Oh, why must we be subjected to this? Why can’t we have the alternative reality, of Steve Kowalski, back in Kyiv, where he really is, dropping all the childish nonsense of his poetry, having learned a lesson and grown up thanks to the double humiliation of his beating at the claws of The Ferret and the corollary avenging act by Commix Girl for his sake, and acting – finally, finally – like a man.
This is what we want. Clearly, this is as it should be; the logical, rational progression of the growth of a mind… and heart; the maturation of a decent, sound, and strong soul.
This is the version we want, that we demand and cry out for – it’s this!: Kowalski acts like a man, stops writing all this lurid nonsense, and approaches the girl, Commix Girl, for better or worse, in Kyiv, Ukraine, where he actually lives this very moment, and not in some poem taking place in a neighborhood he never knew in America, nor could have known (other than maybe driving through one, visiting a friend there, or seeing suchlike on film), having grown up poor. In the continuing sequence of this alternative action, Kowalski then takes it on the chin if he has to, swallows his pride, loses to the better man if necessary, or inevitable, whether it’s necessary or not, and apologizes to Commix Girl, regardless of the outcome for him, for acting like such an asshole.
But, no, this is crazy! This is absolutely insane!
Don’t do it, Steve, don’t go there, I beg you, don’t write the rest of that poem, please, Steve, not just for your sake, but think of Kyiv Unedited, think of The Commix! What’s Nicolas Cage going to think?! Steve… Steve… STEVE!!!

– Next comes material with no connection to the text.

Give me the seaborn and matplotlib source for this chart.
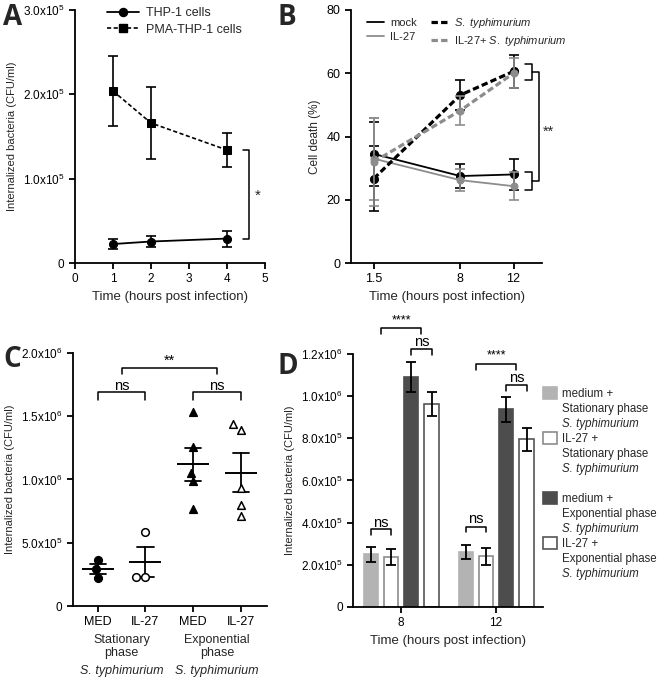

And across the street – the O’Leary girl –
I take god down, on the sidewalk,
Down, bare, sultry night, in the gutter, down,
I press with hands against her breasts,
And then with relative calm, weave in and
Out of her agitated dress.
Oh, the horror of it all, the absolute and complete abject horror, you filth, you depraved infernal monster… Steve… Steve… you scum… I know you not… Steve – go fuck yourself. Steve, go to hell…
Five blocks down Chestnut Street
The stoplight blinking red turns green.
And I breathe so easily again, tonight,
So suddenly, I feel, that it was all
Worthwhile.
Morning is upon us. The traffic light switches to its daily routine and now awaits to regulate the morning rush-hour. The change from a blinking red to green is also a metaphor for the rapist narrator’s thinking that, with his crime accomplished, everything is now okay.
Meanwhile, back in Kyiv, as Steve Kowalski, drenched in sweat, crashes his head masochistically against his writing table and thrusts his fingers painfully through his hair, in the bohemian yet quickly gentrifying district of Podil, Goldstein enters Commix Café.